* EXERCISE OBJECTIVE *
Leave out the pictures and set down exactly the lines from the start of the listing through the one with "const pValues = ['P=0.2','P=0.2','P = 0.9'];", both included.
══════
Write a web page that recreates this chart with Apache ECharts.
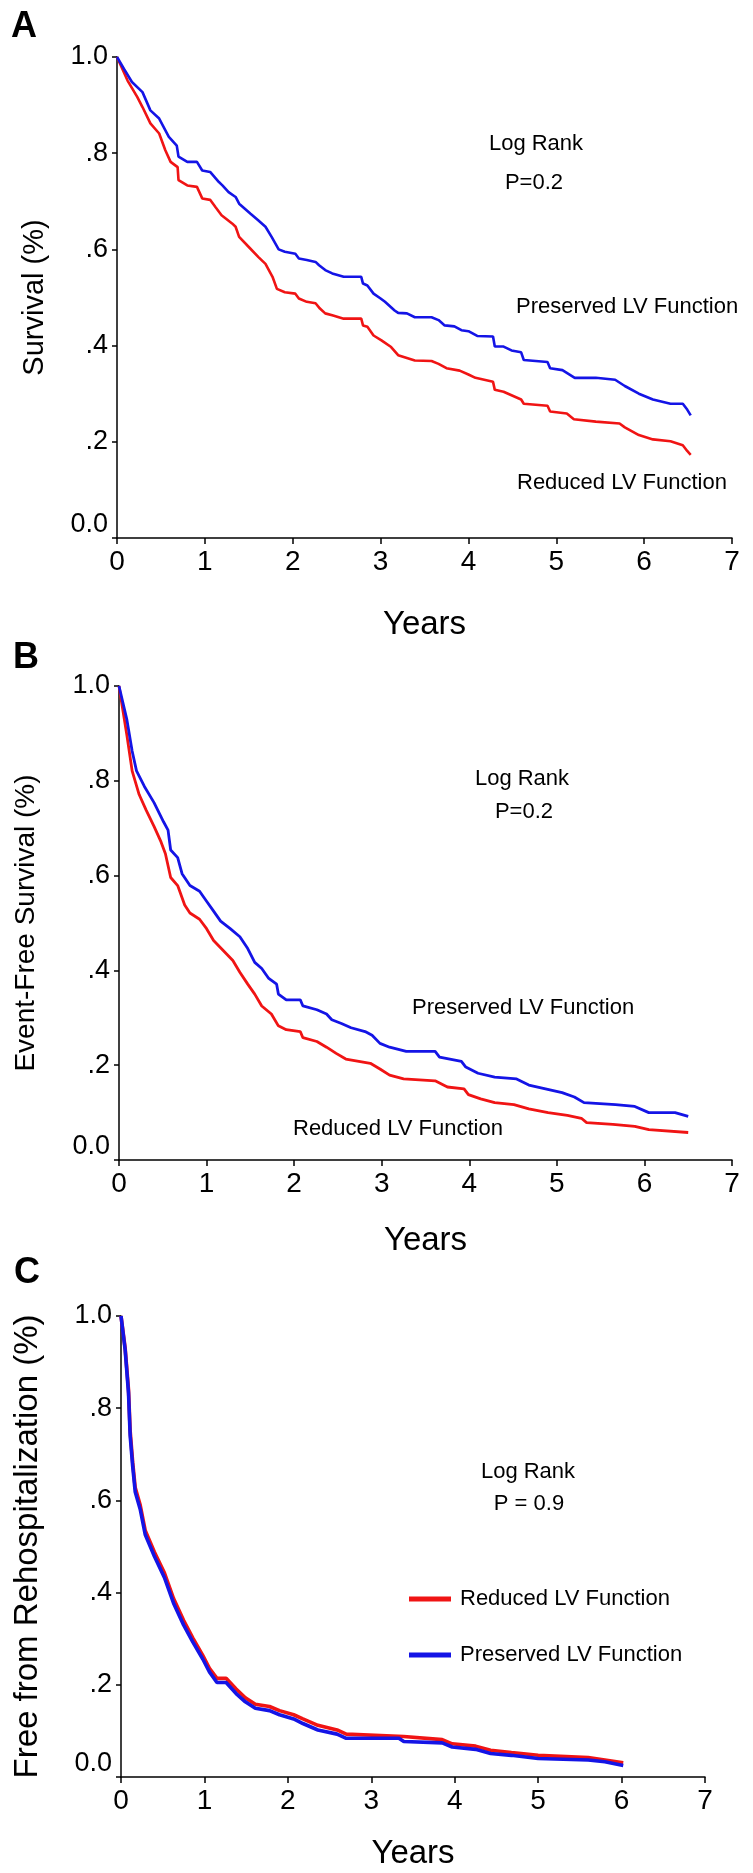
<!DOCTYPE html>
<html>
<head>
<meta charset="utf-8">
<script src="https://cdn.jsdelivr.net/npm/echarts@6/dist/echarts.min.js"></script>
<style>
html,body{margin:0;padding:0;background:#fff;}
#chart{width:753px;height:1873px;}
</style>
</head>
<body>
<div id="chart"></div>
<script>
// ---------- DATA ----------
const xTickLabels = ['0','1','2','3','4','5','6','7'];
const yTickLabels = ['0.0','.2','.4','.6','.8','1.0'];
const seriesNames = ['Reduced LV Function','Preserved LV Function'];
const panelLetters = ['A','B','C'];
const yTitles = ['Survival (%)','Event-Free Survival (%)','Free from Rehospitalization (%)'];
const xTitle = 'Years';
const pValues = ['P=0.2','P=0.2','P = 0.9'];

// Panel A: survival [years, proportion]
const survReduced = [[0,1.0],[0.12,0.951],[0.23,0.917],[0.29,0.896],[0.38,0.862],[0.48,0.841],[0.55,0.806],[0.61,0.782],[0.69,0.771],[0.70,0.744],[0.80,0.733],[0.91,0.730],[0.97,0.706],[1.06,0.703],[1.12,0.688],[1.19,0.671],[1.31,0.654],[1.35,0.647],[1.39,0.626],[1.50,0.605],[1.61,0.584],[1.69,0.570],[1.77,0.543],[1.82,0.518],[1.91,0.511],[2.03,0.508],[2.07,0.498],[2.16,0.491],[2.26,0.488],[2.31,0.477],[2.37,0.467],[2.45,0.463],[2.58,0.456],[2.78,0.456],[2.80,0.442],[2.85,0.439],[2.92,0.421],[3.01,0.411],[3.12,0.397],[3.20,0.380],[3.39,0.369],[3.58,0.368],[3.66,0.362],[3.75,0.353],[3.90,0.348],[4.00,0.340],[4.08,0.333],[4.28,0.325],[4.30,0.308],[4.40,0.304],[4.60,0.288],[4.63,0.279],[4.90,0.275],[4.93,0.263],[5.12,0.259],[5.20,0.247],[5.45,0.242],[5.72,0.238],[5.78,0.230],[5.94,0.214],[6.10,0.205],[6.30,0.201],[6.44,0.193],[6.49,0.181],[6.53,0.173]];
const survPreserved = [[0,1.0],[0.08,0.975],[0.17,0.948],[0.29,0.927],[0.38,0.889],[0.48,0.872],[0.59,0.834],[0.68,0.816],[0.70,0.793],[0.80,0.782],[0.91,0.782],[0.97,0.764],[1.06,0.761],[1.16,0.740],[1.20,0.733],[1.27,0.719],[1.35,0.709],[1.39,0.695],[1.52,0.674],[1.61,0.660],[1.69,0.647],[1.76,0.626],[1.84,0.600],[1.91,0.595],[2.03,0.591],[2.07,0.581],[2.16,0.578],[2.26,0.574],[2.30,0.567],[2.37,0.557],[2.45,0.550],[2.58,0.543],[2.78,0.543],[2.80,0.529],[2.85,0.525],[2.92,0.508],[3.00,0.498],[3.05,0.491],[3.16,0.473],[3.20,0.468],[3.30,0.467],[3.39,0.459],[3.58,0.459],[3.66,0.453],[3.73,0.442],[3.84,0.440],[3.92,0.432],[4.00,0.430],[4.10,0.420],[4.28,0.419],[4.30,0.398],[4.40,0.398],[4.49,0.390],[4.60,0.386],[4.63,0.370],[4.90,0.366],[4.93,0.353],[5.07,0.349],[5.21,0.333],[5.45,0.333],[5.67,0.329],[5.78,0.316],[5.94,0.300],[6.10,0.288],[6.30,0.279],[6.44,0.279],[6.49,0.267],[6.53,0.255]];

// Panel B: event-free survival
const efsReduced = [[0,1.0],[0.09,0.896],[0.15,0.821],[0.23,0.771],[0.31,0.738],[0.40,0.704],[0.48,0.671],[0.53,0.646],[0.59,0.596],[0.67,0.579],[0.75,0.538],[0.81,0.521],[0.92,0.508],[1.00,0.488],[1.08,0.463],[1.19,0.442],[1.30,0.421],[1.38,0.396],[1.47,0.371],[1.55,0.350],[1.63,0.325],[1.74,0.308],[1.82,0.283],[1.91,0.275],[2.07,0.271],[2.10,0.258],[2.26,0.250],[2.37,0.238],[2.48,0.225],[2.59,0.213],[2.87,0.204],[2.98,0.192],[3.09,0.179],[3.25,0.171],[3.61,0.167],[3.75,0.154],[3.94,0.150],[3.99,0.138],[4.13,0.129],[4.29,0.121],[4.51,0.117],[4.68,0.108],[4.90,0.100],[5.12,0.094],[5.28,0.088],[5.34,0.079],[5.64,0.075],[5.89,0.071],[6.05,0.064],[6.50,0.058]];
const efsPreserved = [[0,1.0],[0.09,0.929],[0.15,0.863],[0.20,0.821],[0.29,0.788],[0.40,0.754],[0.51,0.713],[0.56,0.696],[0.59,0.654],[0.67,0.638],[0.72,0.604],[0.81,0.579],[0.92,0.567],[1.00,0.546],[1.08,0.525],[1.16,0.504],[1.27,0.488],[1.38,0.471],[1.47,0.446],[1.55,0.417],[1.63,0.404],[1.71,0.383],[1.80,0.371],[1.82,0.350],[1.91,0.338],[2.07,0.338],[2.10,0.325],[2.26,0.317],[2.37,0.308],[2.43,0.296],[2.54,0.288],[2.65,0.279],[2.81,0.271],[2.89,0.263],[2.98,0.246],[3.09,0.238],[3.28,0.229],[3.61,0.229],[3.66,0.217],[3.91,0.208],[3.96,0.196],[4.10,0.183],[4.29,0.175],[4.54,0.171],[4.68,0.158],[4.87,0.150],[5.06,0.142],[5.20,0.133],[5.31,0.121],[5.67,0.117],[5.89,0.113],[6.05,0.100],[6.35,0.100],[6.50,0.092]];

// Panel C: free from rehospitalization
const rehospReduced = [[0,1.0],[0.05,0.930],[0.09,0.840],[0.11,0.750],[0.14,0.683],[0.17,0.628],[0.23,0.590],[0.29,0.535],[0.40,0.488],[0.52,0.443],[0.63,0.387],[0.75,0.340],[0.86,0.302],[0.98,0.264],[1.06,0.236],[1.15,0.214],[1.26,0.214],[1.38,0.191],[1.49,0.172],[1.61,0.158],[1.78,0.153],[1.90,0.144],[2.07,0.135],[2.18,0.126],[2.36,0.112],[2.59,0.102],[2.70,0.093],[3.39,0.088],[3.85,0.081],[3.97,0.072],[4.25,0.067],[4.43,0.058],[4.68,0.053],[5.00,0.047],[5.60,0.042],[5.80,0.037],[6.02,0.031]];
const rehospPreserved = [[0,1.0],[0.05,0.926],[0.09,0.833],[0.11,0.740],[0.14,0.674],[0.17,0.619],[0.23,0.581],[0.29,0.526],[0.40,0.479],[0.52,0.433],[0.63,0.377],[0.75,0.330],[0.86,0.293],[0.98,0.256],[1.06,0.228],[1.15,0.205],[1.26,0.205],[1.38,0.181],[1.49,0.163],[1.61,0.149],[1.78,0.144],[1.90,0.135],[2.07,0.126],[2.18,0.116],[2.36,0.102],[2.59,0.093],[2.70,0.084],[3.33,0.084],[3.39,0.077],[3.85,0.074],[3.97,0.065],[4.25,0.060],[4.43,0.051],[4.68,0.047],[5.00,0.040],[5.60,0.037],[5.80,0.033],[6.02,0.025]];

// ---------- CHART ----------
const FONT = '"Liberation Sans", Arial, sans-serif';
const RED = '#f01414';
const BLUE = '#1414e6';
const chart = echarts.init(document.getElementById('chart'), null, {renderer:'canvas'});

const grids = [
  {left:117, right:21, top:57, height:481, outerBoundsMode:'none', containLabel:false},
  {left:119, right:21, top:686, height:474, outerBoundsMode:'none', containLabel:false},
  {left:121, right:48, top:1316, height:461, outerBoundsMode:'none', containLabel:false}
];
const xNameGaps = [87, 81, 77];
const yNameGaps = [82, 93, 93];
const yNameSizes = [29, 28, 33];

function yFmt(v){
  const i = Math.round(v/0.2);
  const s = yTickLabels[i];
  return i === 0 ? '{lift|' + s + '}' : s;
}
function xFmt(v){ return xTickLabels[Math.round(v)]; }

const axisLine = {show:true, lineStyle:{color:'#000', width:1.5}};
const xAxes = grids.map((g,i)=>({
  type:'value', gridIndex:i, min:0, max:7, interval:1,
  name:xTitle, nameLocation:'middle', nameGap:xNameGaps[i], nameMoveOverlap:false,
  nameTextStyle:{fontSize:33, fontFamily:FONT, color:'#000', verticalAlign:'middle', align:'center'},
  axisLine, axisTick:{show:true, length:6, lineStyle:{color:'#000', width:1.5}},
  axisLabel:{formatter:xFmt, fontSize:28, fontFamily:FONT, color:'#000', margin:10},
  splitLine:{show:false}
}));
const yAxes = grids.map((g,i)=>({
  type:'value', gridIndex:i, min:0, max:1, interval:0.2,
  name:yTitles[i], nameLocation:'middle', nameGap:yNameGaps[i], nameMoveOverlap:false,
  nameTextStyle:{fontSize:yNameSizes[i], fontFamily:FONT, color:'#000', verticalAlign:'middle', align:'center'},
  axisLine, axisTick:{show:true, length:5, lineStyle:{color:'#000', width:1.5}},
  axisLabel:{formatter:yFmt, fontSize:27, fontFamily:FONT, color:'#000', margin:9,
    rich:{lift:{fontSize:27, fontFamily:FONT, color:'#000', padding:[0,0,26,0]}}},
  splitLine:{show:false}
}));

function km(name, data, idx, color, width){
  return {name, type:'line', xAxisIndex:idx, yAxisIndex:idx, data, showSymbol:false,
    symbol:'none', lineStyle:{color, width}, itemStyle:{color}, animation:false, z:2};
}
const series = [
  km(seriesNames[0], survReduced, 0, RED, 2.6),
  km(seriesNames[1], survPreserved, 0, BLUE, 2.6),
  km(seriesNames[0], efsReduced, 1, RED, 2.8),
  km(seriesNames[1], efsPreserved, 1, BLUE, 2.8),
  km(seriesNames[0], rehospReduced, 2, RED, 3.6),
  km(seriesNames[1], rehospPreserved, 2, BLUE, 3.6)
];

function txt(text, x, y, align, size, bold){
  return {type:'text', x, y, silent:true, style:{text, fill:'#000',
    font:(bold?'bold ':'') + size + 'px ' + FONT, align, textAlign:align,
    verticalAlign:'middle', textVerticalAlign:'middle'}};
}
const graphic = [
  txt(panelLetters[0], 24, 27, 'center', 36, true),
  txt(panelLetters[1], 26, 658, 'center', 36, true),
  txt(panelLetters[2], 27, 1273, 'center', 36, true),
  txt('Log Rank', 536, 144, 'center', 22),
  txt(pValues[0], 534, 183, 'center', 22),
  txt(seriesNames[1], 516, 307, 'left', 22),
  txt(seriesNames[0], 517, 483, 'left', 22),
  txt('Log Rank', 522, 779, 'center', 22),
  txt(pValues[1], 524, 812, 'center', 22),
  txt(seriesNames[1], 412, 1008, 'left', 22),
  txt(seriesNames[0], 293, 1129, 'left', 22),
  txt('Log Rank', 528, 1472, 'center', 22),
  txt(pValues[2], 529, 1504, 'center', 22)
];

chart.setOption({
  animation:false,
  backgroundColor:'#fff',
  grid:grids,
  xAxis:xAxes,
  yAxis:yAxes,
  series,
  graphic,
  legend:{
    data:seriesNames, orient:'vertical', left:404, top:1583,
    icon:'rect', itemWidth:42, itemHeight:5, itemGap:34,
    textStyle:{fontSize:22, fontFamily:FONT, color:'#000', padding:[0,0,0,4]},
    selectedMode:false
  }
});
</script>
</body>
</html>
══════
* WRITTEN ANSWER *
Write a web page that recreates this chart with Apache ECharts.
<!DOCTYPE html>
<html>
<head>
<meta charset="utf-8">
<script src="https://cdn.jsdelivr.net/npm/echarts@6/dist/echarts.min.js"></script>
<style>
html,body{margin:0;padding:0;background:#fff;}
#chart{width:753px;height:1873px;}
</style>
</head>
<body>
<div id="chart"></div>
<script>
// ---------- DATA ----------
const xTickLabels = ['0','1','2','3','4','5','6','7'];
const yTickLabels = ['0.0','.2','.4','.6','.8','1.0'];
const seriesNames = ['Reduced LV Function','Preserved LV Function'];
const panelLetters = ['A','B','C'];
const yTitles = ['Survival (%)','Event-Free Survival (%)','Free from Rehospitalization (%)'];
const xTitle = 'Years';
const pValues = ['P=0.2','P=0.2','P = 0.9'];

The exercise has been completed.